Я встал с кровати и ощутил во всем теле необычайную силу и бодрость. Да мне теперь и десять таких ночей нипочем!
– Шауберг, в этих уколах сам черт сидит.
– Кому вы это говорите? – Он вдруг помрачнел и крепко взял меня за плечи. – Послушайте, дорогой мистер Джордан, с вашей женой что-то творится.
– Что вы хотите этим сказать?
– Вы мне платите. Следовательно, я стою на вашей стороне. Ваша жена меня не интересует. Сегодня из-за нее чуть не произошла небольшая накладка…
Дверь открылась. Опять Гансик:
– Мистер Джордан…
– Провались! – заорал я. Он исчез с обиженным видом. – Какая накладка?
– Как раз когда мы собирались начать, зазвонил телефон.
– Что-о-о?
– Да не волнуйтесь вы. Ваша падчерица предупредила коммутатор, чтобы ее не соединяли, но растяпа телефонистка все-таки соединила, потому, мол, что этого потребовала полиция.

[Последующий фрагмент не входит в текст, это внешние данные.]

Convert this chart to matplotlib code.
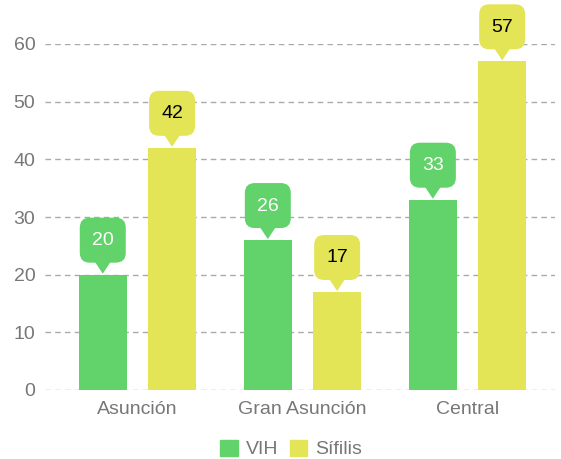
import numpy as np
import matplotlib.pyplot as plt
from matplotlib.patches import FancyBboxPatch, Polygon, Patch
from matplotlib.transforms import Affine2D, ScaledTranslation

plt.rcParams['font.family'] = ['Liberation Sans', 'DejaVu Sans']

categories = ['Asunción', 'Gran Asunción', 'Central']
vih = [20, 26, 33]
sifilis = [42, 17, 57]
series_names = ['VIH', 'Sífilis']

green = '#62d36a'
yellow = '#e4e457'
grey = '#777777'

fig = plt.figure(figsize=(5.61, 4.59), dpi=100)
ax = fig.add_axes([45 / 561, 69 / 459, 510 / 561, 346 / 459])

x = np.arange(len(categories))
w = 0.29
off = 0.21
ax.bar(x - off, vih, w, color=green, zorder=2)
ax.bar(x + off, sifilis, w, color=yellow, zorder=2)

ax.set_xlim(-0.56, 2.53)
ax.set_ylim(0, 60)
ax.set_yticks(range(0, 61, 10))
ax.set_xticks(x)
ax.set_xticklabels(categories)
ax.grid(axis='y', color='#aaaaaa', linestyle=(0, (4, 3)), linewidth=1, zorder=0)
for s in ax.spines.values():
    s.set_visible(False)
ax.tick_params(length=0, labelsize=14, labelcolor=grey)
ax.tick_params(axis='x', pad=8)
ax.tick_params(axis='y', pad=7)


def callout(xc, v, color, tcolor):
    # rounded label box with a small pointer down to the bar top
    tr = Affine2D() + ScaledTranslation(xc, v, ax.transData)
    tri = Polygon([(-10, 16), (10, 16), (0, 1)], closed=True, fc=color, ec='none',
                  transform=tr, clip_on=False, zorder=3)
    box = FancyBboxPatch((-23, 12), 46, 45, boxstyle='round,pad=0,rounding_size=10',
                         fc=color, ec='none', transform=tr, clip_on=False, zorder=3)
    ax.add_patch(tri)
    ax.add_patch(box)
    ax.text(0, 34, str(v), transform=tr, ha='center', va='center', fontsize=14,
            color=tcolor, zorder=4, clip_on=False)


for i in range(len(categories)):
    callout(x[i] - off, vih[i], green, 'white')
    callout(x[i] + off, sifilis[i], yellow, 'black')

handles = [Patch(color=green, label=series_names[0]), Patch(color=yellow, label=series_names[1])]
leg = fig.legend(handles=handles, loc='center', ncol=2, frameon=False,
                 bbox_to_anchor=(291 / 561, 1 - 449 / 459), fontsize=14, handlelength=0.9,
                 handleheight=0.9, handletextpad=0.4, columnspacing=0.6)
for t in leg.get_texts():
    t.set_color(grey)

fig.savefig('out.png', dpi=100)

– Какая полиция? Уголовная?
– Ну да, какой-то там инспектор.
– И кто же с ним говорил?
– Я.
– Вы?
– А что мне было делать? Ваша падчерица лежала уже под наркозом. Я сказал, что я ваш шофер и что мисс Бромфилд не может подойти к телефону, так как она сидит в ванне.
– И он поверил?
– Очевидно.
– Он не сказал, что позвонит попозже?
– Нет. Ему, собственно, от мисс Бромфилд ничего и не надо было. И нужна была ему вовсе ее мать.
– Что-о-о?
– Он просто хотел узнать, где ее найти.
– Мою жену?
– Ну да. А это я и сам мог ему сказать. «Кёнигсхоф-отель» в Эссене. Чем он и удовлетворился. Он сказал, что свяжется с уголовной полицией в Эссене и пошлет кого-нибудь из здешних полицейских в отель. Завтра утром. То есть уже сегодня.
– А сказал он… сказал он, что нужно полиции от моей жены?
– Он был очень вежлив. Немецкой полиции, очевидно, вообще ничего от нее не нужно. Но американская, видимо, попросила немецкую оказать содействие.
На этот раз уже сам Торнтон Ситон распахнул дверь фургончика.
– Питер, мы все тебя ждем. Сейчас же иди!
Так что мне пришлось оставить Шауберга и пойти с режиссером. По дороге он, погруженный только в свою работу, втолковывал мне:
– В той сцене, которую мы сейчас будем снимать, ты уверен, что Мария все знает. Ты в панике. Ты в отчаянии. Твои силы на исходе. Но должен держать себя в руках, чтобы товарищи по бригаде ничего не заметили. Должен вкалывать, как будто ничего не случилось! Чтобы вообще никто ничего не заметил! Ясно?
– Ясно.
– Это трудный эпизод, старина, знаю.
– Да нет, ничего подобного, – возразил я как в трансе. – Вот увидишь, я запросто справлюсь.